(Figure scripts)
──────────────────────────────
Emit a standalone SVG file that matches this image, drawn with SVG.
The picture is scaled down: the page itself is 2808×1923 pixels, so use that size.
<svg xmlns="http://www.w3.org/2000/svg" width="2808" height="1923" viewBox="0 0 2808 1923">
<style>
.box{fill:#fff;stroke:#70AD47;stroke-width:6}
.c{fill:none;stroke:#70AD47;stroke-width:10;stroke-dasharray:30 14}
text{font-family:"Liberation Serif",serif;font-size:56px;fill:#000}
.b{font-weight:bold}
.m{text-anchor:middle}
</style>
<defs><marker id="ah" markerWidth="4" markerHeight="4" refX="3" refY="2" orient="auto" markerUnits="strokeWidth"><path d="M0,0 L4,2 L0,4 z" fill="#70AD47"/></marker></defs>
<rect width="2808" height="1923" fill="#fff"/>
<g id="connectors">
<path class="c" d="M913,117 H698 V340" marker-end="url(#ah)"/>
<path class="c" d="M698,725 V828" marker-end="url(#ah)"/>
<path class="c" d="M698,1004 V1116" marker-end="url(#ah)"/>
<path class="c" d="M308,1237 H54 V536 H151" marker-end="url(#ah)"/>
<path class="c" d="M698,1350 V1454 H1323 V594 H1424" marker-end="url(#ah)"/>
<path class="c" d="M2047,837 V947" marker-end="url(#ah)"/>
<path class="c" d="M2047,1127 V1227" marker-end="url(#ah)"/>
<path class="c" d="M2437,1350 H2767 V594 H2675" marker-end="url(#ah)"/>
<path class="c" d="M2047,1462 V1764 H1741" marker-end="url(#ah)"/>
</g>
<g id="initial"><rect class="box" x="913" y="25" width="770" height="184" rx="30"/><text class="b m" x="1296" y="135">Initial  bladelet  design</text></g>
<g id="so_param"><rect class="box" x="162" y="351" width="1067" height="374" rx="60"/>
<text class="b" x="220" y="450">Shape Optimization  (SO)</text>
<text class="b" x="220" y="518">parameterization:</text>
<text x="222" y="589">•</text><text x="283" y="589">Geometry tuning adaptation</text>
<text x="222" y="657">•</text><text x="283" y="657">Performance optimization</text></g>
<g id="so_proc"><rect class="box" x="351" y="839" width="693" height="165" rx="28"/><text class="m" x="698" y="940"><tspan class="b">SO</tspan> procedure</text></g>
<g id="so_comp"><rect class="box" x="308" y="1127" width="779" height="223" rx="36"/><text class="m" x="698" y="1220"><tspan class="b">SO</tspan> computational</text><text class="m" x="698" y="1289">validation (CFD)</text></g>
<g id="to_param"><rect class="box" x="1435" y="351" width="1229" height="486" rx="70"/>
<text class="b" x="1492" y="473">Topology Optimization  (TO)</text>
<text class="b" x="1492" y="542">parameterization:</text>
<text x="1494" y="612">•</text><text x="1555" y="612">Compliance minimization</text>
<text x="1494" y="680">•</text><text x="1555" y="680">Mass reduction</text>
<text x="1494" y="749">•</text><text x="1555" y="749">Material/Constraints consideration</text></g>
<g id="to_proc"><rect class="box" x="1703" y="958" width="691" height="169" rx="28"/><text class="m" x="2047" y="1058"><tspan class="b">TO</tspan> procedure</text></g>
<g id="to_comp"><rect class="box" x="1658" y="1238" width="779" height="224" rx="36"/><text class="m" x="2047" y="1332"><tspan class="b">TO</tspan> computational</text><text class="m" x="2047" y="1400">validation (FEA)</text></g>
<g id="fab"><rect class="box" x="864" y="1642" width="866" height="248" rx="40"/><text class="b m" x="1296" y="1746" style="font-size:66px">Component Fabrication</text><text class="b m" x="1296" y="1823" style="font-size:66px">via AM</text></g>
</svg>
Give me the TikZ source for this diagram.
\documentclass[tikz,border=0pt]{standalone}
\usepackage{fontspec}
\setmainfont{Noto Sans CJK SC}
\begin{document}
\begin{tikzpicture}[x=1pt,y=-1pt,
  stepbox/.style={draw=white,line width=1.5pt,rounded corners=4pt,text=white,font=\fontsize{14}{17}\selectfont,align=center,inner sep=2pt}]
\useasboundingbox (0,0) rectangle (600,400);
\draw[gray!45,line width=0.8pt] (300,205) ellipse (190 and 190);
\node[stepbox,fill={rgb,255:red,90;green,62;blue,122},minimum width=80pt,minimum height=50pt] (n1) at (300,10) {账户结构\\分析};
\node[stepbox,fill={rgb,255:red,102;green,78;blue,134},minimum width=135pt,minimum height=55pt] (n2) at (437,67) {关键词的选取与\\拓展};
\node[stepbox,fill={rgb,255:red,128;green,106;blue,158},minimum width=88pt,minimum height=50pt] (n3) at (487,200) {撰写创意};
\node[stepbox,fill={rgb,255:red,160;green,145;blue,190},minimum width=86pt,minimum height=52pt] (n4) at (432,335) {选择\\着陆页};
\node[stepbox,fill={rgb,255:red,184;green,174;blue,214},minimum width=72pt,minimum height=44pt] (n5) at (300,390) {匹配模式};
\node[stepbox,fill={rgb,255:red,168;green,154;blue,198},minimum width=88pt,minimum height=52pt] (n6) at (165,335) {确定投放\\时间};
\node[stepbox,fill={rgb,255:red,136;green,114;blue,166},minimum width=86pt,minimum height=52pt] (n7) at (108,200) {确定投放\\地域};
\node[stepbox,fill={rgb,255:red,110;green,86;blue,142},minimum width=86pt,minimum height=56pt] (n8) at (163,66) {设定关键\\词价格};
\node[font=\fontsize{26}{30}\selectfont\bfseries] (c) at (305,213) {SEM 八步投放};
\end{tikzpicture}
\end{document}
──────────────────────────────
• _What needs to be done_: Copy out all the entries shown above, character for character.

• _Solution for this problem_:
Emit a standalone SVG file that matches this image, drawn with SVG.
The picture is scaled down: the page itself is 2808×1923 pixels, so use that size.
<svg xmlns="http://www.w3.org/2000/svg" width="2808" height="1923" viewBox="0 0 2808 1923">
<style>
.box{fill:#fff;stroke:#70AD47;stroke-width:6}
.c{fill:none;stroke:#70AD47;stroke-width:10;stroke-dasharray:30 14}
text{font-family:"Liberation Serif",serif;font-size:56px;fill:#000}
.b{font-weight:bold}
.m{text-anchor:middle}
</style>
<defs><marker id="ah" markerWidth="4" markerHeight="4" refX="3" refY="2" orient="auto" markerUnits="strokeWidth"><path d="M0,0 L4,2 L0,4 z" fill="#70AD47"/></marker></defs>
<rect width="2808" height="1923" fill="#fff"/>
<g id="connectors">
<path class="c" d="M913,117 H698 V340" marker-end="url(#ah)"/>
<path class="c" d="M698,725 V828" marker-end="url(#ah)"/>
<path class="c" d="M698,1004 V1116" marker-end="url(#ah)"/>
<path class="c" d="M308,1237 H54 V536 H151" marker-end="url(#ah)"/>
<path class="c" d="M698,1350 V1454 H1323 V594 H1424" marker-end="url(#ah)"/>
<path class="c" d="M2047,837 V947" marker-end="url(#ah)"/>
<path class="c" d="M2047,1127 V1227" marker-end="url(#ah)"/>
<path class="c" d="M2437,1350 H2767 V594 H2675" marker-end="url(#ah)"/>
<path class="c" d="M2047,1462 V1764 H1741" marker-end="url(#ah)"/>
</g>
<g id="initial"><rect class="box" x="913" y="25" width="770" height="184" rx="30"/><text class="b m" x="1296" y="135">Initial  bladelet  design</text></g>
<g id="so_param"><rect class="box" x="162" y="351" width="1067" height="374" rx="60"/>
<text class="b" x="220" y="450">Shape Optimization  (SO)</text>
<text class="b" x="220" y="518">parameterization:</text>
<text x="222" y="589">•</text><text x="283" y="589">Geometry tuning adaptation</text>
<text x="222" y="657">•</text><text x="283" y="657">Performance optimization</text></g>
<g id="so_proc"><rect class="box" x="351" y="839" width="693" height="165" rx="28"/><text class="m" x="698" y="940"><tspan class="b">SO</tspan> procedure</text></g>
<g id="so_comp"><rect class="box" x="308" y="1127" width="779" height="223" rx="36"/><text class="m" x="698" y="1220"><tspan class="b">SO</tspan> computational</text><text class="m" x="698" y="1289">validation (CFD)</text></g>
<g id="to_param"><rect class="box" x="1435" y="351" width="1229" height="486" rx="70"/>
<text class="b" x="1492" y="473">Topology Optimization  (TO)</text>
<text class="b" x="1492" y="542">parameterization:</text>
<text x="1494" y="612">•</text><text x="1555" y="612">Compliance minimization</text>
<text x="1494" y="680">•</text><text x="1555" y="680">Mass reduction</text>
<text x="1494" y="749">•</text><text x="1555" y="749">Material/Constraints consideration</text></g>
<g id="to_proc"><rect class="box" x="1703" y="958" width="691" height="169" rx="28"/><text class="m" x="2047" y="1058"><tspan class="b">TO</tspan> procedure</text></g>
<g id="to_comp"><rect class="box" x="1658" y="1238" width="779" height="224" rx="36"/><text class="m" x="2047" y="1332"><tspan class="b">TO</tspan> computational</text><text class="m" x="2047" y="1400">validation (FEA)</text></g>
<g id="fab"><rect class="box" x="864" y="1642" width="866" height="248" rx="40"/><text class="b m" x="1296" y="1746" style="font-size:66px">Component Fabrication</text><text class="b m" x="1296" y="1823" style="font-size:66px">via AM</text></g>
</svg>
Give me the TikZ source for this diagram.
\documentclass[tikz,border=0pt]{standalone}
\usepackage{fontspec}
\setmainfont{Noto Sans CJK SC}
\begin{document}
\begin{tikzpicture}[x=1pt,y=-1pt,
  stepbox/.style={draw=white,line width=1.5pt,rounded corners=4pt,text=white,font=\fontsize{14}{17}\selectfont,align=center,inner sep=2pt}]
\useasboundingbox (0,0) rectangle (600,400);
\draw[gray!45,line width=0.8pt] (300,205) ellipse (190 and 190);
\node[stepbox,fill={rgb,255:red,90;green,62;blue,122},minimum width=80pt,minimum height=50pt] (n1) at (300,10) {账户结构\\分析};
\node[stepbox,fill={rgb,255:red,102;green,78;blue,134},minimum width=135pt,minimum height=55pt] (n2) at (437,67) {关键词的选取与\\拓展};
\node[stepbox,fill={rgb,255:red,128;green,106;blue,158},minimum width=88pt,minimum height=50pt] (n3) at (487,200) {撰写创意};
\node[stepbox,fill={rgb,255:red,160;green,145;blue,190},minimum width=86pt,minimum height=52pt] (n4) at (432,335) {选择\\着陆页};
\node[stepbox,fill={rgb,255:red,184;green,174;blue,214},minimum width=72pt,minimum height=44pt] (n5) at (300,390) {匹配模式};
\node[stepbox,fill={rgb,255:red,168;green,154;blue,198},minimum width=88pt,minimum height=52pt] (n6) at (165,335) {确定投放\\时间};
\node[stepbox,fill={rgb,255:red,136;green,114;blue,166},minimum width=86pt,minimum height=52pt] (n7) at (108,200) {确定投放\\地域};
\node[stepbox,fill={rgb,255:red,110;green,86;blue,142},minimum width=86pt,minimum height=56pt] (n8) at (163,66) {设定关键\\词价格};
\node[font=\fontsize{26}{30}\selectfont\bfseries] (c) at (305,213) {SEM 八步投放};
\end{tikzpicture}
\end{document}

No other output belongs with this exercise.